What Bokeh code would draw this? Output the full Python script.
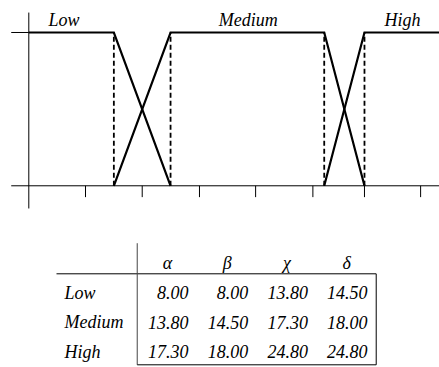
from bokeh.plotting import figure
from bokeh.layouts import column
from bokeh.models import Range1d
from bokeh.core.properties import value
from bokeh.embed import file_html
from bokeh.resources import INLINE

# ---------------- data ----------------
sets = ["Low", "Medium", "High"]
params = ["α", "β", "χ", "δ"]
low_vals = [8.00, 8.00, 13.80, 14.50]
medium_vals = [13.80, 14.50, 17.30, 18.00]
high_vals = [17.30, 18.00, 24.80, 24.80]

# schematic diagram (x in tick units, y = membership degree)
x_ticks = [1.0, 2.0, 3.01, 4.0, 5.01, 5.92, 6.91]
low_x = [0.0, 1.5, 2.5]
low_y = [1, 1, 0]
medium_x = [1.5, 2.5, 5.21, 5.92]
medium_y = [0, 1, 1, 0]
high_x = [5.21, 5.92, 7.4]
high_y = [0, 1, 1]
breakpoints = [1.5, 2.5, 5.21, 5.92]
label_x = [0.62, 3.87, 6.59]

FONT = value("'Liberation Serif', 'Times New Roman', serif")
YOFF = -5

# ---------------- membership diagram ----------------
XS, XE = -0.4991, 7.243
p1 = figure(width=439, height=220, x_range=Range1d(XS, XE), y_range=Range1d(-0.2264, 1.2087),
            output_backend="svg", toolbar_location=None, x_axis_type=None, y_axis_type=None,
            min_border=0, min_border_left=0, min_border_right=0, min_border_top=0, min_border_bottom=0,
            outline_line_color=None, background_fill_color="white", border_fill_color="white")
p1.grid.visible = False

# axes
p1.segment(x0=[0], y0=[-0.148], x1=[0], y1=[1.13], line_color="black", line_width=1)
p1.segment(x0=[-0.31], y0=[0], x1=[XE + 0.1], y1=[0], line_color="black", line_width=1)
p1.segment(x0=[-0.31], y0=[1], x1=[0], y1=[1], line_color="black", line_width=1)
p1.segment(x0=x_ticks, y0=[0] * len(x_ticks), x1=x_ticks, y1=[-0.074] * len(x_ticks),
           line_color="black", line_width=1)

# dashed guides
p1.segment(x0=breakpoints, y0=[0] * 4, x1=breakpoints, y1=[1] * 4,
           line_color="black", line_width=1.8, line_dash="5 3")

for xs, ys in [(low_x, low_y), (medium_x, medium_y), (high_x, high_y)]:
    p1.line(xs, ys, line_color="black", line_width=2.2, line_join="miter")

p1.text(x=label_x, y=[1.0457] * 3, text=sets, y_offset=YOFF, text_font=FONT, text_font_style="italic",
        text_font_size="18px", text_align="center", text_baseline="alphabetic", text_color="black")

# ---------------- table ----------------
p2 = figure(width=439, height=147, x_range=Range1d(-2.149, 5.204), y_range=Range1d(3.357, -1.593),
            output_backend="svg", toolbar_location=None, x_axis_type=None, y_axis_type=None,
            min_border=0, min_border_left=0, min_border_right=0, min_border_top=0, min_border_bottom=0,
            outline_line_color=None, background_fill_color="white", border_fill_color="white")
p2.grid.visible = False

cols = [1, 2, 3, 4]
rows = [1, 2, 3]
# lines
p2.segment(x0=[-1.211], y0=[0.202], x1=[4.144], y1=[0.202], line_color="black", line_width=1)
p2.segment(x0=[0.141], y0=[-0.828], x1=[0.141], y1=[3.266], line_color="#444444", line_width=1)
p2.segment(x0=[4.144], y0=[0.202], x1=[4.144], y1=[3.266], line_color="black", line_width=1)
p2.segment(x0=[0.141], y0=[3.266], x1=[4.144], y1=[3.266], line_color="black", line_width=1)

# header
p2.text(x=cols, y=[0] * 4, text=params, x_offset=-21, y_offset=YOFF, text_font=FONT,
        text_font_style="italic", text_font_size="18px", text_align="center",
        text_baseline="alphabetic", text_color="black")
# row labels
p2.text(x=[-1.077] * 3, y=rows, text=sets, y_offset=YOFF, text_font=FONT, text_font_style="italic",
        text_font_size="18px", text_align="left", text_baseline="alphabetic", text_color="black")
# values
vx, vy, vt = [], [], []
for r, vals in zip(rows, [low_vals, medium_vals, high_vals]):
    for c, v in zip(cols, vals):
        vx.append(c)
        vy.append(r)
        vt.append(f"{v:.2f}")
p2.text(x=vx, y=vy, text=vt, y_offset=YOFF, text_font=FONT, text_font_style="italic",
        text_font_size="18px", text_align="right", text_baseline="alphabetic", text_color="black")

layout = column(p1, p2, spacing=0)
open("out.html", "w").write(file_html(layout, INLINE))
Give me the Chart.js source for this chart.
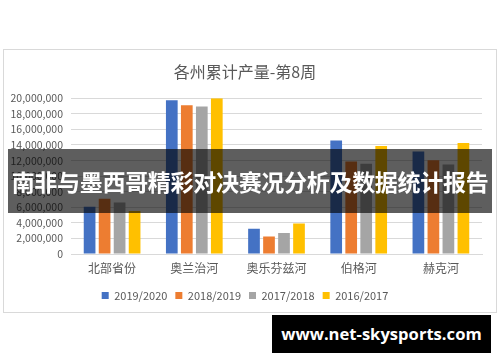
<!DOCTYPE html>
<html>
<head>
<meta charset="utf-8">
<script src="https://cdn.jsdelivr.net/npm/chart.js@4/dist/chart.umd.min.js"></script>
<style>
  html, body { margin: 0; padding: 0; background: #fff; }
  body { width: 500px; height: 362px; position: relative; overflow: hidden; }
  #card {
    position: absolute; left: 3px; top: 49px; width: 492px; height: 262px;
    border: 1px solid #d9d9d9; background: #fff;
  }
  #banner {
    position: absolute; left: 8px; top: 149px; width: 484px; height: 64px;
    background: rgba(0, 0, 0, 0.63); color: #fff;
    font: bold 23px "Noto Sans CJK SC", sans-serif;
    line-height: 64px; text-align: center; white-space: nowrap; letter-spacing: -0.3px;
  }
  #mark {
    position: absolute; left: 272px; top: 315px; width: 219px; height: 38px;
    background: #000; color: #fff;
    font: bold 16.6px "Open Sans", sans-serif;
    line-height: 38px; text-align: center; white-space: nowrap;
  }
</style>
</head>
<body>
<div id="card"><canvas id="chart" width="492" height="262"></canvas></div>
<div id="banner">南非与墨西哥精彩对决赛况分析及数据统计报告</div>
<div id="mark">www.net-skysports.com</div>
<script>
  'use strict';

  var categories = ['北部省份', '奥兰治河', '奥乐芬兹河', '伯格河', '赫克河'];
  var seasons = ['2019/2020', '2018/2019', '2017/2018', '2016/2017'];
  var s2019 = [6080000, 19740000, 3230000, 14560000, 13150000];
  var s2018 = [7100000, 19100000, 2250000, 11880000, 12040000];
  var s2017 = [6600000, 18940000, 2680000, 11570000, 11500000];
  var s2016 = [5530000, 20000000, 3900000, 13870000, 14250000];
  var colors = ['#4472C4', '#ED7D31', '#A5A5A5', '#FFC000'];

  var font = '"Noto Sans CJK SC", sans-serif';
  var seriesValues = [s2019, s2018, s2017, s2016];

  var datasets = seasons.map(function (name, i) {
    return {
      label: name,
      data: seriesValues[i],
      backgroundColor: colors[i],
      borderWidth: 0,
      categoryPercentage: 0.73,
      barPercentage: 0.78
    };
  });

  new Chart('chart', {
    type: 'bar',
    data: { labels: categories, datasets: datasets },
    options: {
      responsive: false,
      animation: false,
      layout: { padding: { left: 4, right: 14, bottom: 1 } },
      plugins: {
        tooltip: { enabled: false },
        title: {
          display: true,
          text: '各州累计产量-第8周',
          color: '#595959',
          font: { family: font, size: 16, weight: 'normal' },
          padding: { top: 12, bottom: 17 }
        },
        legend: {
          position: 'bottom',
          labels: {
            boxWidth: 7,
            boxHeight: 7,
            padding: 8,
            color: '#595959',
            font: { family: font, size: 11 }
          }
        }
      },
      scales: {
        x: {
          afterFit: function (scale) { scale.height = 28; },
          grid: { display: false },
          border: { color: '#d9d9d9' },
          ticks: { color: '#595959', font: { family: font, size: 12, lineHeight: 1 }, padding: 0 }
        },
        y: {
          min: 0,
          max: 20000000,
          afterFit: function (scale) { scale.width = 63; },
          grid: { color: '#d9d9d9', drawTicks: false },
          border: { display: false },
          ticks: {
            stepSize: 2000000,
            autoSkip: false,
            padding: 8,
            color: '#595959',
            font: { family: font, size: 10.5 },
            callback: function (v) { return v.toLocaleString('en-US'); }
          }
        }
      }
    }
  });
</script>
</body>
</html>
════════════════
### REQUIRED WORK
Begin at the first line of the data above and repeat each line exactly, stopping after the line containing "p1.grid.visible = False". Omit the pictures.

### OUTPUT FOR THIS TASK
What Bokeh code would draw this? Output the full Python script.
from bokeh.plotting import figure
from bokeh.layouts import column
from bokeh.models import Range1d
from bokeh.core.properties import value
from bokeh.embed import file_html
from bokeh.resources import INLINE

# ---------------- data ----------------
sets = ["Low", "Medium", "High"]
params = ["α", "β", "χ", "δ"]
low_vals = [8.00, 8.00, 13.80, 14.50]
medium_vals = [13.80, 14.50, 17.30, 18.00]
high_vals = [17.30, 18.00, 24.80, 24.80]

# schematic diagram (x in tick units, y = membership degree)
x_ticks = [1.0, 2.0, 3.01, 4.0, 5.01, 5.92, 6.91]
low_x = [0.0, 1.5, 2.5]
low_y = [1, 1, 0]
medium_x = [1.5, 2.5, 5.21, 5.92]
medium_y = [0, 1, 1, 0]
high_x = [5.21, 5.92, 7.4]
high_y = [0, 1, 1]
breakpoints = [1.5, 2.5, 5.21, 5.92]
label_x = [0.62, 3.87, 6.59]

FONT = value("'Liberation Serif', 'Times New Roman', serif")
YOFF = -5

# ---------------- membership diagram ----------------
XS, XE = -0.4991, 7.243
p1 = figure(width=439, height=220, x_range=Range1d(XS, XE), y_range=Range1d(-0.2264, 1.2087),
            output_backend="svg", toolbar_location=None, x_axis_type=None, y_axis_type=None,
            min_border=0, min_border_left=0, min_border_right=0, min_border_top=0, min_border_bottom=0,
            outline_line_color=None, background_fill_color="white", border_fill_color="white")
p1.grid.visible = False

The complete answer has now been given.